The buds grew, swelled, and looked ready to open… and then — thud — dropped off. One after another. Every single time.

Naturally, I did what any modern gardener does in a mild panic. I Googled. I consulted my plant-diagnosing app. I looked for bugs. I watered more. Then less. I sprayed baking-soda solutions. I moved the plant for more sun, then less sun. I hovered. I fussed. I encouraged.

Nothing helped.

Eventually, I accepted my fate. I owned a very healthy, very green hibiscus bush — with absolutely no flowers. It survived the brutal Texas summer, stubbornly leafy and bloomless, until December finally brought temperatures into the 30s. At that point, Steven and I carried it indoors and placed it near the window walls of our condo.

And then — miracle of miracles — the buds returned.

Not a few. Twenty-five. Thirty-five. They grew larger than ever before. And then they opened — spectacularly. Saucer-sized goldenrod blooms appeared everywhere. For weeks now, the plant has bloomed joyfully, producing one enormous flower after another.

Clearly, I needed answers.

So I consulted my wise and all-knowing friend — ChatGPT — who confirmed what I was beginning to suspect: my hibiscus simply preferred living indoors. Despite its tropical reputation, it did not enjoy 100-degree heat, dry air, or relentless crosswinds whipping across our northwest balcony. It wanted steady temperatures (72–76 degrees, thank you very much), humidity, and peace.
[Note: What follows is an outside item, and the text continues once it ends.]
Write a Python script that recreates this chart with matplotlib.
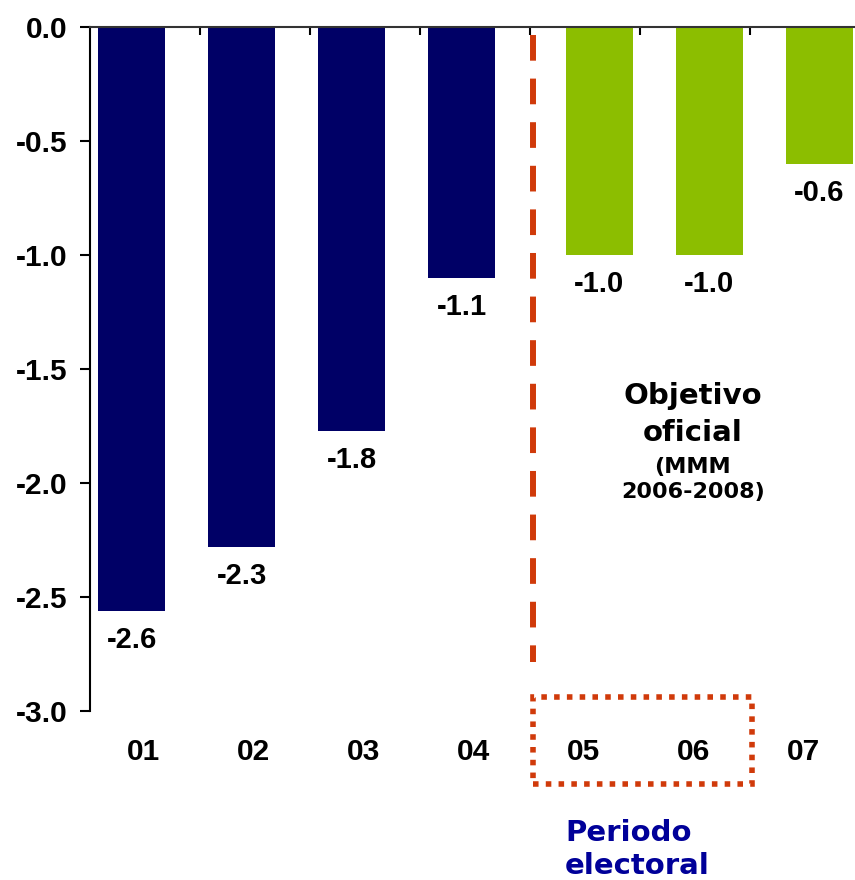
import numpy as np
import matplotlib
matplotlib.use("Agg")
import matplotlib.pyplot as plt
from matplotlib.patches import Rectangle

# datos
categorias = ["01", "02", "03", "04", "05", "06", "07"]
valores = [-2.56, -2.28, -1.77, -1.10, -1.0, -1.0, -0.6]
etiquetas = ["-2.6", "-2.3", "-1.8", "-1.1", "-1.0", "-1.0", "-0.6"]
es_objetivo = [False, False, False, False, True, True, True]
yticks = [0.0, -0.5, -1.0, -1.5, -2.0, -2.5, -3.0]

azul = "#000066"
verde = "#8CBE00"
rojo = "#D03A0A"

fig = plt.figure(figsize=(8.55, 8.8), dpi=100)
ax = fig.add_axes([90 / 855, 1 - 711 / 880, 765 / 855, 684 / 880])

x = np.arange(len(categorias))
# barras historicas un poco a la izquierda, objetivos desplazados a la derecha
xb = np.where(es_objetivo, x + 0.13, x - 0.12)
colores = [verde if o else azul for o in es_objetivo]
ax.bar(xb, valores, width=0.61, color=colores, zorder=2)

fuente = "Liberation Sans"
for xi, v, t in zip(xb, valores, etiquetas):
    ax.annotate(t, (xi, v), xytext=(0, -11), textcoords="offset points",
                ha="center", va="top", fontsize=21, fontweight="bold",
                family=fuente)

for xi, c in zip(x, categorias):
    ax.text(xi - 0.01, -3.18, c, ha="center", va="center", fontsize=21.5,
            fontweight="bold", family=fuente, clip_on=False)

ax.set_xlim(-0.5, 6.455)
ax.set_ylim(-3.0, 0.0)
ax.set_yticks(yticks)
ax.set_yticklabels([f"{t:.1f}" for t in yticks], fontsize=21.5,
                   fontweight="bold", family=fuente)
ax.tick_params(axis="y", direction="out", length=7, width=1.5, pad=9)

ax.xaxis.set_ticks_position("top")
ax.set_xticks(np.arange(0.5, 6, 1.0))
ax.set_xticklabels([])
ax.tick_params(axis="x", direction="in", length=6, width=1.5)

for s in ["bottom", "right"]:
    ax.spines[s].set_visible(False)
ax.spines["top"].set_color("#333333")
ax.spines["top"].set_linewidth(1.5)
ax.spines["left"].set_linewidth(1.5)

# linea de separacion
ax.plot([3.53, 3.53], [-0.035, -2.785], color=rojo, lw=4.3,
        dashes=(4.3, 3.0), solid_capstyle="butt", zorder=3)

# recuadro periodo electoral
rect = Rectangle((3.53, -3.32), 1.99, 0.38, fill=False, edgecolor=rojo,
                 lw=4.0, linestyle=(0, (1, 1.3)), clip_on=False)
ax.add_patch(rect)

ax.text(4.98, -1.62, "Objetivo", ha="center", va="center", fontsize=21,
        fontweight="bold", family="DejaVu Sans")
ax.text(4.98, -1.78, "oficial", ha="center", va="center", fontsize=21,
        fontweight="bold", family="DejaVu Sans")
ax.text(4.98, -1.93, "(MMM", ha="center", va="center", fontsize=16,
        fontweight="bold", family="DejaVu Sans")
ax.text(4.98, -2.04, "2006-2008)", ha="center", va="center", fontsize=16,
        fontweight="bold", family="DejaVu Sans")

ax.text(565 / 855, 1 - 833 / 880, "Periodo", transform=fig.transFigure,
        ha="left", va="center", fontsize=21, fontweight="bold",
        color="#000099", family="DejaVu Sans")
ax.text(565 / 855, 1 - 866 / 880, "electoral", transform=fig.transFigure,
        ha="left", va="center", fontsize=21, fontweight="bold",
        color="#000099", family="DejaVu Sans")

fig.savefig("out.png", dpi=100)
In short, Mr. Hibiscus was miserable outside — and thriving inside.

What struck me was how long I held onto my assumption. Hibiscus are tropical. Tropical plants like heat. End of story. Except it wasn’t. I hadn’t factored in wind exposure, reflected heat, or environmental stress. I was stuck in a belief that should have been flexible.
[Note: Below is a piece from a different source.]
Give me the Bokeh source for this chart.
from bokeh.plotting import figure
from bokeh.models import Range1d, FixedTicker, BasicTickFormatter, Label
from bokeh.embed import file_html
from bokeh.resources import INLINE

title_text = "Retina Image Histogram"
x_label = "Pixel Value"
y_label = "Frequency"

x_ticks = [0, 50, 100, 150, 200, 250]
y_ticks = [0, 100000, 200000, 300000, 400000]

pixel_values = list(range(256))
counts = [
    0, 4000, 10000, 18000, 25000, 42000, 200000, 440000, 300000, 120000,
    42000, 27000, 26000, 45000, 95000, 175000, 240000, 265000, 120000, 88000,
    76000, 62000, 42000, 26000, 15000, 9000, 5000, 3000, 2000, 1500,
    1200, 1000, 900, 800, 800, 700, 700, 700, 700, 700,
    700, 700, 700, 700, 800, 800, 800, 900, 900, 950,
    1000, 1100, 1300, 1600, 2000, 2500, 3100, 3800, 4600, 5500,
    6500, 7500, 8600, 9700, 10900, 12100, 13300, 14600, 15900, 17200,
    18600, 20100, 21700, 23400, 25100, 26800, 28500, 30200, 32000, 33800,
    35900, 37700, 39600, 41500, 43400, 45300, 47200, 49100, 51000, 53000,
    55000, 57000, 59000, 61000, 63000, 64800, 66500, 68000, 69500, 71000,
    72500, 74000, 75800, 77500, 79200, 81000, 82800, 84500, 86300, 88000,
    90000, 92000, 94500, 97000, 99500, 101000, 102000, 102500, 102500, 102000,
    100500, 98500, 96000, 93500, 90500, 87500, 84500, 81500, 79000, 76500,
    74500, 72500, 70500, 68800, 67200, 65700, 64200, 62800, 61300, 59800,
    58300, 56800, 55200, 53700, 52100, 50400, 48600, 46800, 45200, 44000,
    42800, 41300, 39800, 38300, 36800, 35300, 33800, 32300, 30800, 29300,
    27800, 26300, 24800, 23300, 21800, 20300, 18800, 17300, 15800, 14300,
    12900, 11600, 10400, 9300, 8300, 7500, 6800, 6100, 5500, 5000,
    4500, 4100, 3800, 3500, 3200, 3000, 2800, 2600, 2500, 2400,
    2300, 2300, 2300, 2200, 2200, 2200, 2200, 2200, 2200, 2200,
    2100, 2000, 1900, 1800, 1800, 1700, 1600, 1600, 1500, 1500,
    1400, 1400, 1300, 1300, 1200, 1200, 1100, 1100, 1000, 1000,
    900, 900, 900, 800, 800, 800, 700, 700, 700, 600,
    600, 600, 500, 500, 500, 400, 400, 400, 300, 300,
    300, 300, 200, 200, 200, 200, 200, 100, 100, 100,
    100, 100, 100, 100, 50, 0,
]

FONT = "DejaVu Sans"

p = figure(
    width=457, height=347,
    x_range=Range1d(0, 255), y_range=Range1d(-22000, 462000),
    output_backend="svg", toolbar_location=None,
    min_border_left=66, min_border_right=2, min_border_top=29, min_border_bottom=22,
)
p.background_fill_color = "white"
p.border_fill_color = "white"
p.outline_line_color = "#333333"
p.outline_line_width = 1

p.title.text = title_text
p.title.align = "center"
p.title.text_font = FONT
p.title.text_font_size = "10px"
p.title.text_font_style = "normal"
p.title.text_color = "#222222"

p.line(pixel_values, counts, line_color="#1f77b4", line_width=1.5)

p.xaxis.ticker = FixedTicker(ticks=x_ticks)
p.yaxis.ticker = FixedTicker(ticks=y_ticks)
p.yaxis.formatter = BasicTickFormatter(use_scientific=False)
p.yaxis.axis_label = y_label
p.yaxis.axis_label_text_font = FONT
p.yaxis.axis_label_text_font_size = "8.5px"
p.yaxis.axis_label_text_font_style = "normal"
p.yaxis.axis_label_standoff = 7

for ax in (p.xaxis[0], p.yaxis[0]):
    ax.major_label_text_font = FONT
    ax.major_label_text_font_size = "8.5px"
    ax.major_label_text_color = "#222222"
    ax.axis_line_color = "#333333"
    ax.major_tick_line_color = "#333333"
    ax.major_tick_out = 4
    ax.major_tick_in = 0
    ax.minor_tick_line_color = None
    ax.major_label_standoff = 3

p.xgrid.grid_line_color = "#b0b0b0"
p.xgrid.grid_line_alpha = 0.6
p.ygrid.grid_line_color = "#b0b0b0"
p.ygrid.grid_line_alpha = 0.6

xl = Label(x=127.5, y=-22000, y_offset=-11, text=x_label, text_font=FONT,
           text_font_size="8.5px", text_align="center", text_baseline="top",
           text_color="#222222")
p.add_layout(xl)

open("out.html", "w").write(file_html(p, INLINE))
Which, of course, brought me back to servant leadership.

In my work, the best leaders I’ve known are those who can see potential — and who don’t assume that lack of flourishing means lack of ability. When someone struggles in a role, great leaders pause and ask: Is this a capability issue… or an environment issue?
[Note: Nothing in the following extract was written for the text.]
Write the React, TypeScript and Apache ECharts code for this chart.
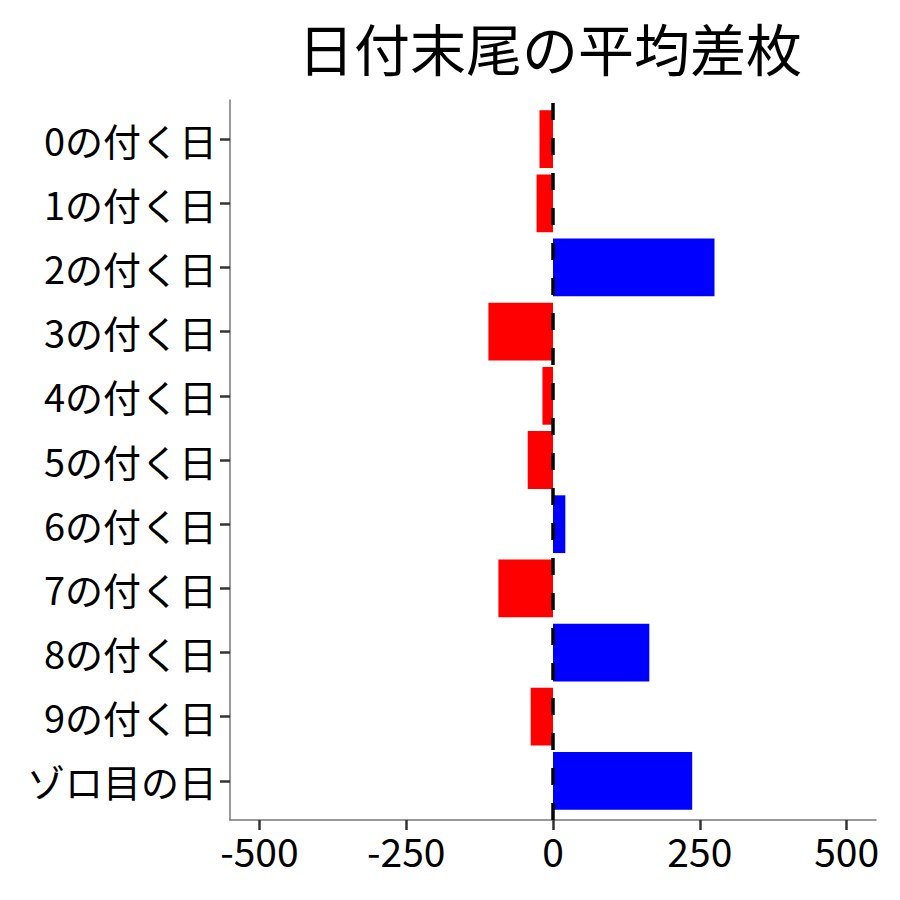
import React, { useEffect, useRef } from "react";
import * as echarts from "echarts";

const titleText = "日付末尾の平均差枚";
const categories = [
  "0の付く日",
  "1の付く日",
  "2の付く日",
  "3の付く日",
  "4の付く日",
  "5の付く日",
  "6の付く日",
  "7の付く日",
  "8の付く日",
  "9の付く日",
  "ゾロ目の日",
];
const values = [-23, -28, 275, -110, -18, -43, 21, -93, 164, -38, 237];
const xTicks = [-500, -250, 0, 250, 500];

const FONT = "'Noto Sans CJK JP', 'Noto Sans', sans-serif";

export default function App() {
  const ref = useRef<HTMLDivElement>(null);
  useEffect(() => {
    if (!ref.current) return;
    const chart = echarts.init(ref.current, undefined, { renderer: "svg" });
    chart.setOption({
      animation: false,
      backgroundColor: "#ffffff",
      textStyle: { fontFamily: FONT },
      title: {
        text: titleText,
        left: 290,
        top: 7,
        padding: 0,
        textStyle: { fontFamily: FONT, fontSize: 56, lineHeight: 62, fontWeight: "normal", color: "#000" },
      },
      grid: [
        { left: 222, top: 99, height: 706, right: 32, containLabel: false },
        { left: 222, top: 92, height: 720, right: 32, containLabel: false },
      ],
      xAxis: [
        {
          type: "value",
          gridIndex: 0,
          min: -550,
          max: 550,
          offset: 7,
          splitLine: { show: false },
          axisLine: { show: true, onZero: false, lineStyle: { color: "#777", width: 1.5 } },
          axisTick: {
            show: true,
            length: 10,
            customValues: xTicks,
            lineStyle: { color: "#333", width: 2.5 },
          },
          axisLabel: {
            customValues: xTicks,
            fontSize: 39,
            color: "#000",
            margin: 10,
            fontFamily: FONT,
          },
        },
        {
          type: "value",
          gridIndex: 1,
          min: -550,
          max: 550,
          show: false,
        },
      ],
      yAxis: [
        {
          type: "category",
          gridIndex: 0,
          data: categories,
          inverse: true,
          axisLine: { show: false, onZero: false },
          axisTick: {
            show: true,
            length: 10,
            alignWithLabel: true,
            lineStyle: { color: "#333", width: 2.5 },
          },
          axisLabel: { fontSize: 38, color: "#000", margin: 13, fontFamily: FONT },
          splitLine: { show: false },
        },
        {
          type: "value",
          gridIndex: 1,
          min: 0,
          max: 1,
          axisLine: { show: true, onZero: false, lineStyle: { color: "#777", width: 1.5 } },
          axisTick: { show: false },
          axisLabel: { show: false },
          splitLine: { show: false },
        },
      ],
      series: [
        {
          type: "bar",
          xAxisIndex: 0,
          yAxisIndex: 0,
          barWidth: "90%",
          data: values.map((v) => ({
            value: v,
            itemStyle: { color: v < 0 ? "#ff0000" : "#0000ff" },
          })),
        },
        {
          type: "scatter",
          xAxisIndex: 1,
          yAxisIndex: 1,
          data: [],
          markLine: {
            silent: true,
            symbol: "none",
            label: { show: false },
            lineStyle: { color: "#000", type: [17, 18], width: 3.5 },
            data: [{ xAxis: 0 }],
          },
          z: 5,
        },
      ],
    });
    return () => chart.dispose();
  }, []);
  return <div ref={ref} style={{ width: 900, height: 900 }} />;
}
Time and again, I’ve watched people who seemed stuck or mismatched come alive when placed on a different team, in a different role, or under different conditions. Like my hibiscus, they didn’t need fixing. They needed repositioning.

That kind of leadership takes humility and imagination — the willingness to set aside assumptions and try something new. Robert Greenleaf described servant leadership as “helping people grow taller than they would otherwise grow.” Sometimes that growth doesn’t happen through pressure or correction, but through a simple — and often brave — change of environment.

So here’s the question I’m holding:

Who in your care might already have everything they need to bloom — if only the conditions were changed?

And just as importantly:

Where might you be trying to bloom in conditions that were never meant for you?